● **TASK DIRECTIONS**:
Pictures stay out of the copy; restate everything else in the material exactly.

● **Data items**:
##########

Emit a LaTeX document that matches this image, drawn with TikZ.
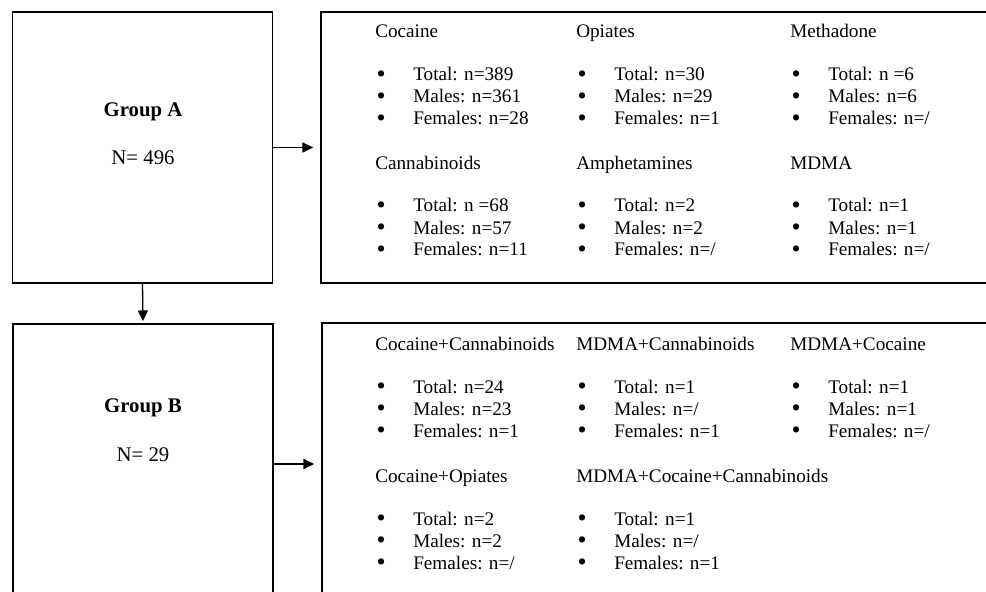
\documentclass[tikz,border=0pt]{standalone}
\usepackage{graphicx}
\usepackage{fontspec}
\setmainfont{Liberation Serif}
\usetikzlibrary{arrows.meta,positioning}

% larger bullet, as in the reference
\newcommand{\bigbullet}{\smash{\raisebox{-0.9pt}{\scalebox{1.35}{\textbullet}}}}
% one substance column: heading and three bullet lines
\newcommand{\substlist}[4]{%
  \begin{tabular}[t]{@{\hspace{1pt}}p{27.5pt}@{}l@{}}
    \multicolumn{2}{@{}l@{}}{#1}\\[15.75pt]
    \bigbullet & Total: #2\\
    \bigbullet & Males: #3\\
    \bigbullet & Females: #4
  \end{tabular}}

\tikzset{
  box/.style={draw, line width=1.3pt, inner sep=0pt},
  grouplbl/.style={font=\fontsize{15.6}{18}\selectfont\bfseries},
  groupnum/.style={font=\fontsize{15.6}{18}\selectfont},
  subst/.style={anchor=base west, inner sep=0pt, font=\fontsize{14.4}{16.5}\selectfont},
  arr/.style={line width=1pt, -{Triangle[length=8pt,width=7.5pt]}}
}

\begin{document}
\begin{tikzpicture}[x=0.75pt, y=-0.75pt]
        \useasboundingbox (0,0) rectangle (986,592);
        \clip (0,0) rectangle (986,592);
        % Group boxes
        \node[box, minimum width=195pt, minimum height=203.25pt] (groupA) at (142.5,147.5) {};
        \node[box, minimum width=195pt, minimum height=210pt] (groupB) at (143,464) {};
        \node[grouplbl] (lblA) at (143,112) {Group A};
        \node[groupnum] (numA) at (143,158) {N= 496};
        \node[grouplbl] (lblB) at (143,408) {Group B};
        \node[groupnum] (numB) at (143,455) {N= 29};
        % Substance boxes (run past the right and lower edge)
        \node[box, minimum width=509.25pt, minimum height=203.25pt] (listA) at (660.5,147.5) {};
        \node[box, minimum width=508.5pt, minimum height=211.5pt] (listB) at (661,464) {};
        % Single substances
        \node[subst] (coc) at (375,38) {\substlist{Cocaine}{n=389}{n=361}{n=28}};
        \node[subst] (opi) at (576,38) {\substlist{Opiates}{n=30}{n=29}{n=1}};
        \node[subst] (meth) at (790,38) {\substlist{Methadone}{n =6}{n=6}{n=/}};
        \node[subst] (cann) at (375,169) {\substlist{Cannabinoids}{n =68}{n=57}{n=11}};
        \node[subst] (amph) at (576,169) {\substlist{Amphetamines}{n=2}{n=2}{n=/}};
        \node[subst] (mdma) at (790,169) {\substlist{MDMA}{n=1}{n=1}{n=/}};
        % Combinations
        \node[subst] (cocCann) at (375,350) {\substlist{Cocaine+Cannabinoids}{n=24}{n=23}{n=1}};
        \node[subst] (mdmaCann) at (576,350) {\substlist{MDMA+Cannabinoids}{n=1}{n=/}{n=1}};
        \node[subst] (mdmaCoc) at (790,350) {\substlist{MDMA+Cocaine}{n=1}{n=1}{n=/}};
        \node[subst] (cocOpi) at (375,482) {\substlist{Cocaine+Opiates}{n=2}{n=2}{n=/}};
        \node[subst] (mdmaCocCann) at (576,482) {\substlist{MDMA+Cocaine+Cannabinoids}{n=1}{n=/}{n=1}};
        % Arrows
        \draw[arr, shorten >=5.25pt] (groupA.east) -- (listA.west);
        \draw[arr, shorten >=5.25pt] (groupB.east) -- (listB.west);
        \draw[arr, shorten >=1.5pt] (groupA.south) -- (groupB.north);
      \end{tikzpicture}
\end{document}
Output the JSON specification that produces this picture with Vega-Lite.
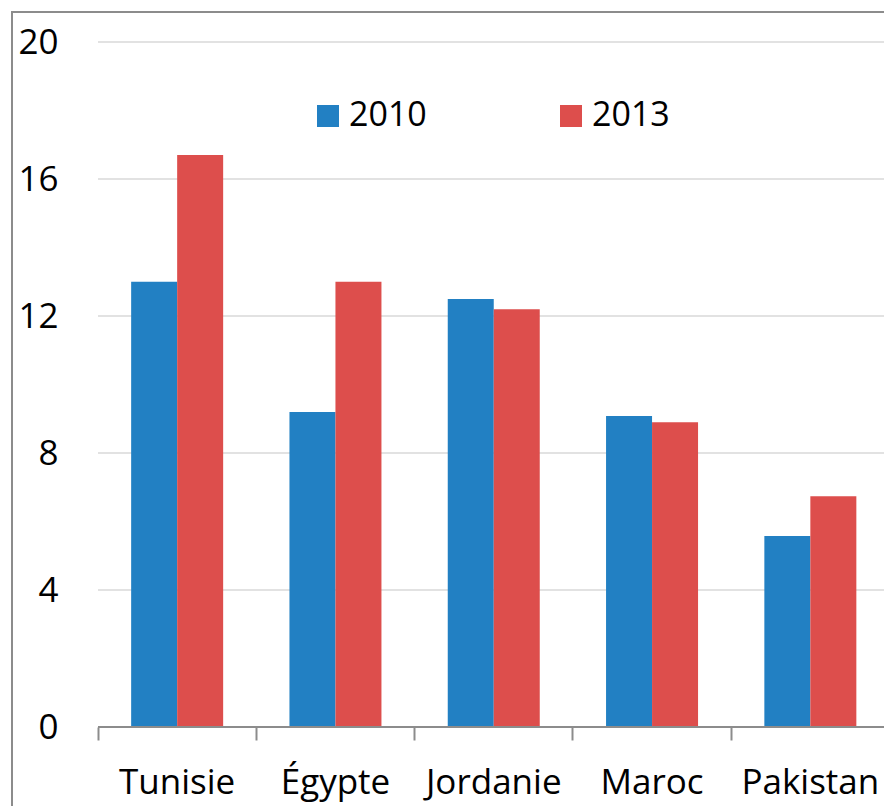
{
  "$schema": "https://vega.github.io/schema/vega-lite/v6.json",
  "width": 963.5,
  "height": 818,
  "padding": {"left": 12, "top": 12, "right": 0, "bottom": 0},
  "background": "white",
  "config": {
    "view": {"stroke": "#8c8c8c", "strokeWidth": 2},
    "font": "Open Sans"
  },
  "datasets": {
    "bars": [
      {"country": "Tunisie", "year": "2010", "value": 13.0},
      {"country": "Tunisie", "year": "2013", "value": 16.7},
      {"country": "Égypte", "year": "2010", "value": 9.2},
      {"country": "Égypte", "year": "2013", "value": 13.0},
      {"country": "Jordanie", "year": "2010", "value": 12.5},
      {"country": "Jordanie", "year": "2013", "value": 12.2},
      {"country": "Maroc", "year": "2010", "value": 9.08},
      {"country": "Maroc", "year": "2013", "value": 8.9},
      {"country": "Pakistan", "year": "2010", "value": 5.58},
      {"country": "Pakistan", "year": "2013", "value": 6.74}
    ],
    "grid": [{"value": 4}, {"value": 8}, {"value": 12}, {"value": 16}, {"value": 20}],
    "base": [{"value": 0}]
  },
  "layer": [
    {
      "data": {"name": "grid"},
      "mark": {"type": "rule", "color": "#d9d9d9", "strokeWidth": 1.5},
      "encoding": {
        "x": {"datum": "Tunisie", "type": "nominal", "bandPosition": 0},
        "x2": {"datum": "Pakistan", "bandPosition": 1},
        "y": {"field": "value", "type": "quantitative"}
      }
    },
    {
      "data": {"name": "bars"},
      "mark": {"type": "bar"},
      "encoding": {
        "x": {
          "field": "country",
          "type": "nominal",
          "scale": {
            "domain": ["Tunisie", "Égypte", "Jordanie", "Maroc", "Pakistan"],
            "paddingInner": 0,
            "paddingOuter": 0.5433
          },
          "axis": {
            "title": null,
            "bandPosition": 0,
            "labelAngle": 0,
            "labelAlign": "center",
            "labelBaseline": "top",
            "domain": false,
            "grid": false,
            "ticks": true,
            "tickSize": 13,
            "tickColor": "#8c8c8c",
            "tickWidth": 2,
            "labelFontSize": 35,
            "labelColor": "black",
            "labelPadding": 25,
            "offset": -103
          }
        },
        "xOffset": {
          "field": "year",
          "type": "nominal",
          "scale": {"paddingInner": 0, "paddingOuter": 0.7207}
        },
        "y": {
          "field": "value",
          "type": "quantitative",
          "scale": {"domain": [-3.007, 20.876], "nice": false, "zero": false},
          "axis": {
            "title": null,
            "values": [0, 4, 8, 12, 16, 20],
            "grid": false,
            "domain": false,
            "ticks": false,
            "tickSize": 0,
            "labelPadding": -46,
            "labelAlign": "right",
            "labelFontSize": 35,
            "labelColor": "black"
          }
        },
        "color": {
          "field": "year",
          "type": "nominal",
          "scale": {"domain": ["2010", "2013"], "range": ["#2280c3", "#dd4e4c"]},
          "legend": {
            "orient": "none",
            "legendX": 299,
            "legendY": 87,
            "direction": "horizontal",
            "title": null,
            "symbolType": "square",
            "symbolSize": 484,
            "symbolStrokeWidth": 0,
            "symbolOpacity": 1,
            "labelFontSize": 34,
            "labelColor": "black",
            "columnPadding": 127,
            "labelOffset": 4,
            "padding": 0
          }
        }
      }
    },
    {
      "data": {"name": "base"},
      "mark": {"type": "rule", "color": "#8c8c8c", "strokeWidth": 2},
      "encoding": {
        "x": {"datum": "Tunisie", "type": "nominal", "bandPosition": 0},
        "x2": {"datum": "Pakistan", "bandPosition": 1},
        "y": {"field": "value", "type": "quantitative"}
      }
    }
  ]
}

##########

● **COMPLETE RESPONSE**:
Emit a LaTeX document that matches this image, drawn with TikZ.
\documentclass[tikz,border=0pt]{standalone}
\usepackage{graphicx}
\usepackage{fontspec}
\setmainfont{Liberation Serif}
\usetikzlibrary{arrows.meta,positioning}

% larger bullet, as in the reference
\newcommand{\bigbullet}{\smash{\raisebox{-0.9pt}{\scalebox{1.35}{\textbullet}}}}
% one substance column: heading and three bullet lines
\newcommand{\substlist}[4]{%
  \begin{tabular}[t]{@{\hspace{1pt}}p{27.5pt}@{}l@{}}
    \multicolumn{2}{@{}l@{}}{#1}\\[15.75pt]
    \bigbullet & Total: #2\\
    \bigbullet & Males: #3\\
    \bigbullet & Females: #4
  \end{tabular}}

\tikzset{
  box/.style={draw, line width=1.3pt, inner sep=0pt},
  grouplbl/.style={font=\fontsize{15.6}{18}\selectfont\bfseries},
  groupnum/.style={font=\fontsize{15.6}{18}\selectfont},
  subst/.style={anchor=base west, inner sep=0pt, font=\fontsize{14.4}{16.5}\selectfont},
  arr/.style={line width=1pt, -{Triangle[length=8pt,width=7.5pt]}}
}

\begin{document}
\begin{tikzpicture}[x=0.75pt, y=-0.75pt]
        \useasboundingbox (0,0) rectangle (986,592);
        \clip (0,0) rectangle (986,592);
        % Group boxes
        \node[box, minimum width=195pt, minimum height=203.25pt] (groupA) at (142.5,147.5) {};
        \node[box, minimum width=195pt, minimum height=210pt] (groupB) at (143,464) {};
        \node[grouplbl] (lblA) at (143,112) {Group A};
        \node[groupnum] (numA) at (143,158) {N= 496};
        \node[grouplbl] (lblB) at (143,408) {Group B};
        \node[groupnum] (numB) at (143,455) {N= 29};
        % Substance boxes (run past the right and lower edge)
        \node[box, minimum width=509.25pt, minimum height=203.25pt] (listA) at (660.5,147.5) {};
        \node[box, minimum width=508.5pt, minimum height=211.5pt] (listB) at (661,464) {};
        % Single substances
        \node[subst] (coc) at (375,38) {\substlist{Cocaine}{n=389}{n=361}{n=28}};
        \node[subst] (opi) at (576,38) {\substlist{Opiates}{n=30}{n=29}{n=1}};
        \node[subst] (meth) at (790,38) {\substlist{Methadone}{n =6}{n=6}{n=/}};
        \node[subst] (cann) at (375,169) {\substlist{Cannabinoids}{n =68}{n=57}{n=11}};
        \node[subst] (amph) at (576,169) {\substlist{Amphetamines}{n=2}{n=2}{n=/}};
        \node[subst] (mdma) at (790,169) {\substlist{MDMA}{n=1}{n=1}{n=/}};
        % Combinations
        \node[subst] (cocCann) at (375,350) {\substlist{Cocaine+Cannabinoids}{n=24}{n=23}{n=1}};
        \node[subst] (mdmaCann) at (576,350) {\substlist{MDMA+Cannabinoids}{n=1}{n=/}{n=1}};
        \node[subst] (mdmaCoc) at (790,350) {\substlist{MDMA+Cocaine}{n=1}{n=1}{n=/}};
        \node[subst] (cocOpi) at (375,482) {\substlist{Cocaine+Opiates}{n=2}{n=2}{n=/}};
        \node[subst] (mdmaCocCann) at (576,482) {\substlist{MDMA+Cocaine+Cannabinoids}{n=1}{n=/}{n=1}};
        % Arrows
        \draw[arr, shorten >=5.25pt] (groupA.east) -- (listA.west);
        \draw[arr, shorten >=5.25pt] (groupB.east) -- (listB.west);
        \draw[arr, shorten >=1.5pt] (groupA.south) -- (groupB.north);
      \end{tikzpicture}
\end{document}
Output the JSON specification that produces this picture with Vega-Lite.
{
  "$schema": "https://vega.github.io/schema/vega-lite/v6.json",
  "width": 963.5,
  "height": 818,
  "padding": {"left": 12, "top": 12, "right": 0, "bottom": 0},
  "background": "white",
  "config": {
    "view": {"stroke": "#8c8c8c", "strokeWidth": 2},
    "font": "Open Sans"
  },
  "datasets": {
    "bars": [
      {"country": "Tunisie", "year": "2010", "value": 13.0},
      {"country": "Tunisie", "year": "2013", "value": 16.7},
      {"country": "Égypte", "year": "2010", "value": 9.2},
      {"country": "Égypte", "year": "2013", "value": 13.0},
      {"country": "Jordanie", "year": "2010", "value": 12.5},
      {"country": "Jordanie", "year": "2013", "value": 12.2},
      {"country": "Maroc", "year": "2010", "value": 9.08},
      {"country": "Maroc", "year": "2013", "value": 8.9},
      {"country": "Pakistan", "year": "2010", "value": 5.58},
      {"country": "Pakistan", "year": "2013", "value": 6.74}
    ],
    "grid": [{"value": 4}, {"value": 8}, {"value": 12}, {"value": 16}, {"value": 20}],
    "base": [{"value": 0}]
  },
  "layer": [
    {
      "data": {"name": "grid"},
      "mark": {"type": "rule", "color": "#d9d9d9", "strokeWidth": 1.5},
      "encoding": {
        "x": {"datum": "Tunisie", "type": "nominal", "bandPosition": 0},
        "x2": {"datum": "Pakistan", "bandPosition": 1},
        "y": {"field": "value", "type": "quantitative"}
      }
    },
    {
      "data": {"name": "bars"},
      "mark": {"type": "bar"},
      "encoding": {
        "x": {
          "field": "country",
          "type": "nominal",
          "scale": {
            "domain": ["Tunisie", "Égypte", "Jordanie", "Maroc", "Pakistan"],
            "paddingInner": 0,
            "paddingOuter": 0.5433
          },
          "axis": {
            "title": null,
            "bandPosition": 0,
            "labelAngle": 0,
            "labelAlign": "center",
            "labelBaseline": "top",
            "domain": false,
            "grid": false,
            "ticks": true,
            "tickSize": 13,
            "tickColor": "#8c8c8c",
            "tickWidth": 2,
            "labelFontSize": 35,
            "labelColor": "black",
            "labelPadding": 25,
            "offset": -103
          }
        },
        "xOffset": {
          "field": "year",
          "type": "nominal",
          "scale": {"paddingInner": 0, "paddingOuter": 0.7207}
        },
        "y": {
          "field": "value",
          "type": "quantitative",
          "scale": {"domain": [-3.007, 20.876], "nice": false, "zero": false},
          "axis": {
            "title": null,
            "values": [0, 4, 8, 12, 16, 20],
            "grid": false,
            "domain": false,
            "ticks": false,
            "tickSize": 0,
            "labelPadding": -46,
            "labelAlign": "right",
            "labelFontSize": 35,
            "labelColor": "black"
          }
        },
        "color": {
          "field": "year",
          "type": "nominal",
          "scale": {"domain": ["2010", "2013"], "range": ["#2280c3", "#dd4e4c"]},
          "legend": {
            "orient": "none",
            "legendX": 299,
            "legendY": 87,
            "direction": "horizontal",
            "title": null,
            "symbolType": "square",
            "symbolSize": 484,
            "symbolStrokeWidth": 0,
            "symbolOpacity": 1,
            "labelFontSize": 34,
            "labelColor": "black",
            "columnPadding": 127,
            "labelOffset": 4,
            "padding": 0
          }
        }
      }
    },
    {
      "data": {"name": "base"},
      "mark": {"type": "rule", "color": "#8c8c8c", "strokeWidth": 2},
      "encoding": {
        "x": {"datum": "Tunisie", "type": "nominal", "bandPosition": 0},
        "x2": {"datum": "Pakistan", "bandPosition": 1},
        "y": {"field": "value", "type": "quantitative"}
      }
    }
  ]
}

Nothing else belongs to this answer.